# Resurrecting "Old" Sony Clie PDA...



## Thlorian (Dec 15, 2007)

I found a Sony Clie Peg-SL10/U PDA that I used twice back in 200?.

I am resurrecting it for use so that I can learn how to hack it. How far up of a version can I go in updating the Palm system currently on it and does anyone know where I can pick up a cheap Sync cable or cradle for it? I'm sure the local stores don't carry it anymore.

Thanks


----------



## Thlorian (Dec 15, 2007)

I was sent an email saying there was a response to this posting but when I arrive here, there is no response?????


----------



## sobeit (Nov 11, 2007)

sounds like you are imaging things again. 

Most likely it was deleted by a moderator for whatever reason. Maybe at the members request. 

Your best bet for the cradles and such will be to search google or go to ebay. 

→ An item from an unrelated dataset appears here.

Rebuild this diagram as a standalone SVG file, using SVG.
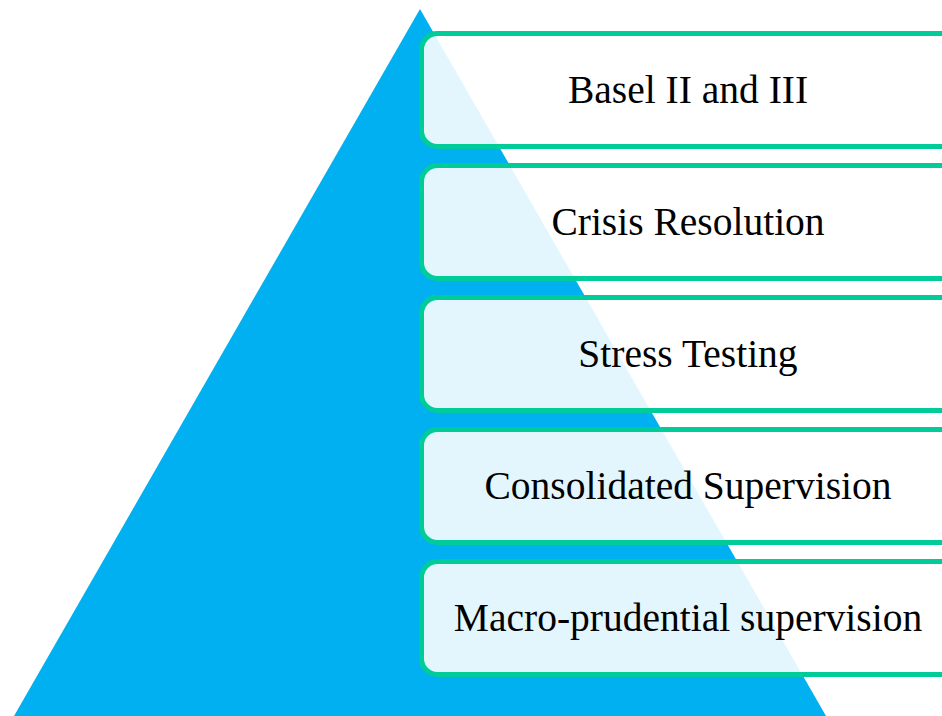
<svg xmlns="http://www.w3.org/2000/svg" width="942" height="716" viewBox="0 0 942 716">
<style>
.box{fill:#ffffff;fill-opacity:0.89;stroke:#00CC99;stroke-width:5}
.lbl{font-family:"Liberation Serif","Times New Roman",serif;font-size:39.5px;fill:#000;text-anchor:middle}
</style>
<rect width="942" height="716" fill="#ffffff"/>
<g id="pyramid"><polygon points="420,9 14,716 826,716" fill="#00B0F0"/></g>
<g id="node1"><rect class="box" x="421.5" y="33.5" width="540" height="113" rx="16"/><text class="lbl" x="688" y="103">Basel II and III</text></g>
<g id="node2"><rect class="box" x="421.5" y="165.5" width="540" height="113" rx="16"/><text class="lbl" x="688" y="235">Crisis Resolution</text></g>
<g id="node3"><rect class="box" x="421.5" y="297.5" width="540" height="113" rx="16"/><text class="lbl" x="688" y="367">Stress Testing</text></g>
<g id="node4"><rect class="box" x="421.5" y="429.5" width="540" height="113" rx="16"/><text class="lbl" x="688" y="499">Consolidated Supervision</text></g>
<g id="node5"><rect class="box" x="421.5" y="561.5" width="540" height="113" rx="16"/><text class="lbl" x="688" y="631">Macro-prudential supervision</text></g>
<g id="connectors"></g>
</svg>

Last weekend I resurrected an ipaq 5550 pda and had to do some searching for stuff myself since hp no longer supported it so I know what you are going through right now.


----------



## Thlorian (Dec 15, 2007)

sobeit said:


> sounds like you are imaging things again.
> 
> Most likely it was deleted by a moderator for whatever reason. Maybe at the members request.
> 
> ...


Ok, thanks.....


----------